(Raw records)
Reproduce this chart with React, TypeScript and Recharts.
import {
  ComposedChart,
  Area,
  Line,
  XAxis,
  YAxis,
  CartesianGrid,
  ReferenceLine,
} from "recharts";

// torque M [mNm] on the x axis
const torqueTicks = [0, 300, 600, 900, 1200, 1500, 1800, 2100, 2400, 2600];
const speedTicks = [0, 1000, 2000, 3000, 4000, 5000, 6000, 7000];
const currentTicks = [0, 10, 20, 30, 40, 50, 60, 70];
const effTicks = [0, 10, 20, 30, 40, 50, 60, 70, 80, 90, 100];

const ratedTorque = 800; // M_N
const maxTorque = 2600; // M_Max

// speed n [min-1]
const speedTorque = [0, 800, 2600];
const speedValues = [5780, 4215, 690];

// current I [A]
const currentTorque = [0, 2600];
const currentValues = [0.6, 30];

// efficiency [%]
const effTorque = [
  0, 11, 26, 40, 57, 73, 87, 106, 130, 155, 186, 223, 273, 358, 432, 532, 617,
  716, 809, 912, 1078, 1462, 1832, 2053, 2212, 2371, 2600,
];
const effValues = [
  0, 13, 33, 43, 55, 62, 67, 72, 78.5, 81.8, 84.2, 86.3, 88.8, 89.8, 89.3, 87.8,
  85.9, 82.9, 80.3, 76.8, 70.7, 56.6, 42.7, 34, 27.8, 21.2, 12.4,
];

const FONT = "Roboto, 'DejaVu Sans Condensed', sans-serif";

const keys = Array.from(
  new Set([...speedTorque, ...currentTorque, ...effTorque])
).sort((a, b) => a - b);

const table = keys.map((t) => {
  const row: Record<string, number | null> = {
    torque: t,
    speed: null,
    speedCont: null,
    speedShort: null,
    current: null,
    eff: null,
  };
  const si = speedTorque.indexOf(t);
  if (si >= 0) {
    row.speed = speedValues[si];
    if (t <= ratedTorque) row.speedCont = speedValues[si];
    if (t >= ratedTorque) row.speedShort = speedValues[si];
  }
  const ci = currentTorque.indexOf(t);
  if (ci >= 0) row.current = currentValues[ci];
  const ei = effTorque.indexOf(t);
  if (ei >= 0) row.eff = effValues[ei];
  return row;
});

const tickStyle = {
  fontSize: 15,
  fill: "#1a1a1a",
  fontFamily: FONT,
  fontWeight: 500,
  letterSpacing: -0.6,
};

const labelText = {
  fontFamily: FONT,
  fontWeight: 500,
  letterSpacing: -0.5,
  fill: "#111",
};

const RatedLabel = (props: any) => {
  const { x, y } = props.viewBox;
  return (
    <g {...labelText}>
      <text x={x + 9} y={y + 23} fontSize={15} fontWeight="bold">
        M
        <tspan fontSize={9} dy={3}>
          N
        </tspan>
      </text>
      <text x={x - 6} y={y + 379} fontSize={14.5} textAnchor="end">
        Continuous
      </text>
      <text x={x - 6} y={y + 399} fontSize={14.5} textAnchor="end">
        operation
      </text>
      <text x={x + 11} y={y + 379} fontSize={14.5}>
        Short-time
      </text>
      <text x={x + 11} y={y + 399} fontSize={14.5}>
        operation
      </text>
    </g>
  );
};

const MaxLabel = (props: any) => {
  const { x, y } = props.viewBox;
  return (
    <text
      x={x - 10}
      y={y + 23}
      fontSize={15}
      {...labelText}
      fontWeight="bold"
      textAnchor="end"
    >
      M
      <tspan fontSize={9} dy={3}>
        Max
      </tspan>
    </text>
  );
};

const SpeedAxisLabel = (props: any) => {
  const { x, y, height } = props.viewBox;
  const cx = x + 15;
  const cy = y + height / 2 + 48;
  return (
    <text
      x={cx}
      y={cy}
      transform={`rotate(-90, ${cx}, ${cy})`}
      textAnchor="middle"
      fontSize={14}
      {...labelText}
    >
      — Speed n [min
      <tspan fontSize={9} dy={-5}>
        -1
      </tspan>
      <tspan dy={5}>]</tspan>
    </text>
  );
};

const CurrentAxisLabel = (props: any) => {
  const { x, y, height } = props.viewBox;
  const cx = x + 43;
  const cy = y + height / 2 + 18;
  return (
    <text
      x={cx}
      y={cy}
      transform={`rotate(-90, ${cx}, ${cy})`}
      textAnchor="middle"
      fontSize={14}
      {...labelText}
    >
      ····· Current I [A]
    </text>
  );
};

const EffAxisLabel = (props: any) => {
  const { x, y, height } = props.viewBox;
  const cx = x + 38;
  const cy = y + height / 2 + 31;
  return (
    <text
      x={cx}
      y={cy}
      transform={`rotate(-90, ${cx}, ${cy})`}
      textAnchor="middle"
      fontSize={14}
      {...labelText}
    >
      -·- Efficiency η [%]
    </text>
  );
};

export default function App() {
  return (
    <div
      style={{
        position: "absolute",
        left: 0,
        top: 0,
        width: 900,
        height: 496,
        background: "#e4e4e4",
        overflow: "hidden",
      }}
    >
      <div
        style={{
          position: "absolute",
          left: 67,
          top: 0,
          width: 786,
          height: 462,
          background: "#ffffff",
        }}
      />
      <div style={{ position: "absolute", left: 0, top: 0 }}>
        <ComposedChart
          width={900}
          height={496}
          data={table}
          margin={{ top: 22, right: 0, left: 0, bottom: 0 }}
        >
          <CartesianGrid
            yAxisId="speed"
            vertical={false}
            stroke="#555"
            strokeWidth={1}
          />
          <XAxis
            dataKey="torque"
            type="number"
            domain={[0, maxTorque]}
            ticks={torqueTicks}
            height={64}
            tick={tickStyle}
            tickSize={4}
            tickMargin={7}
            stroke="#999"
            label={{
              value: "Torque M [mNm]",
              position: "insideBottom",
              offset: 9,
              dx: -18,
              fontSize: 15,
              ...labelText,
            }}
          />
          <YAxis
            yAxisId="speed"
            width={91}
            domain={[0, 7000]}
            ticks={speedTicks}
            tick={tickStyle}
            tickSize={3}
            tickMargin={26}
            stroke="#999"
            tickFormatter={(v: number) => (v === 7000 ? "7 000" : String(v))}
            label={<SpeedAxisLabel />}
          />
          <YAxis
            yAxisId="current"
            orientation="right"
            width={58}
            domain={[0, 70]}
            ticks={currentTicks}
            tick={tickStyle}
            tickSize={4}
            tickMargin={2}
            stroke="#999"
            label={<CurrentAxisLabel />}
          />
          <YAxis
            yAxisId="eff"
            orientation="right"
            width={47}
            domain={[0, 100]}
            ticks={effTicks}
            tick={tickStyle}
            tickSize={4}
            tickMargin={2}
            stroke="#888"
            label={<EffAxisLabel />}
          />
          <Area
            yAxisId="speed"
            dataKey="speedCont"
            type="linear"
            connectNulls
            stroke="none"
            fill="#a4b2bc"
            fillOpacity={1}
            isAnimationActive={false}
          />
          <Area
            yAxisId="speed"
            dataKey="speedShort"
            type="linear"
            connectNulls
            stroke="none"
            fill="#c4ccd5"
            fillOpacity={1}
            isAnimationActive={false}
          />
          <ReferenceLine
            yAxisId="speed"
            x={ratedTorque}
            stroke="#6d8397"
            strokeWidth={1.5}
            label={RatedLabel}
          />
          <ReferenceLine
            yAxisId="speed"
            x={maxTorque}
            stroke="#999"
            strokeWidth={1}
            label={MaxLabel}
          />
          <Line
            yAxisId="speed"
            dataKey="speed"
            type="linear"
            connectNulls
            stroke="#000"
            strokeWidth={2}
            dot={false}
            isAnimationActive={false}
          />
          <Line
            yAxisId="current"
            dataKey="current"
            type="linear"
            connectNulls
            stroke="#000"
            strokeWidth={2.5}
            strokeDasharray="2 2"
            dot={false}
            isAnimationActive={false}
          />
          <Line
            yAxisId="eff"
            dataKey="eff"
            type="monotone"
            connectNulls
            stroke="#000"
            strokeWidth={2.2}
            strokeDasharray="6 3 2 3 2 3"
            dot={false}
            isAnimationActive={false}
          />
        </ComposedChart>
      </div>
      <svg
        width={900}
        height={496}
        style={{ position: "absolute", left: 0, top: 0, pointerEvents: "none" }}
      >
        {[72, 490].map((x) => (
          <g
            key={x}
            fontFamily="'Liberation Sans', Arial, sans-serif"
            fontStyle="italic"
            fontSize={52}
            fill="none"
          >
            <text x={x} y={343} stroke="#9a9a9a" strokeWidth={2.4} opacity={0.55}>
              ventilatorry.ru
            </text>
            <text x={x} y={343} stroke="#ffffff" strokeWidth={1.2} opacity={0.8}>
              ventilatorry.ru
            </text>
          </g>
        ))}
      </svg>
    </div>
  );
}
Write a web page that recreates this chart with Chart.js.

§ What is being asked
Copy the lines from the start of the data verbatim, stopping after the line containing "const maxTorque = 2600; // M_Max".

§ Written answer
Reproduce this chart with React, TypeScript and Recharts.
import {
  ComposedChart,
  Area,
  Line,
  XAxis,
  YAxis,
  CartesianGrid,
  ReferenceLine,
} from "recharts";

// torque M [mNm] on the x axis
const torqueTicks = [0, 300, 600, 900, 1200, 1500, 1800, 2100, 2400, 2600];
const speedTicks = [0, 1000, 2000, 3000, 4000, 5000, 6000, 7000];
const currentTicks = [0, 10, 20, 30, 40, 50, 60, 70];
const effTicks = [0, 10, 20, 30, 40, 50, 60, 70, 80, 90, 100];

const ratedTorque = 800; // M_N
const maxTorque = 2600; // M_Max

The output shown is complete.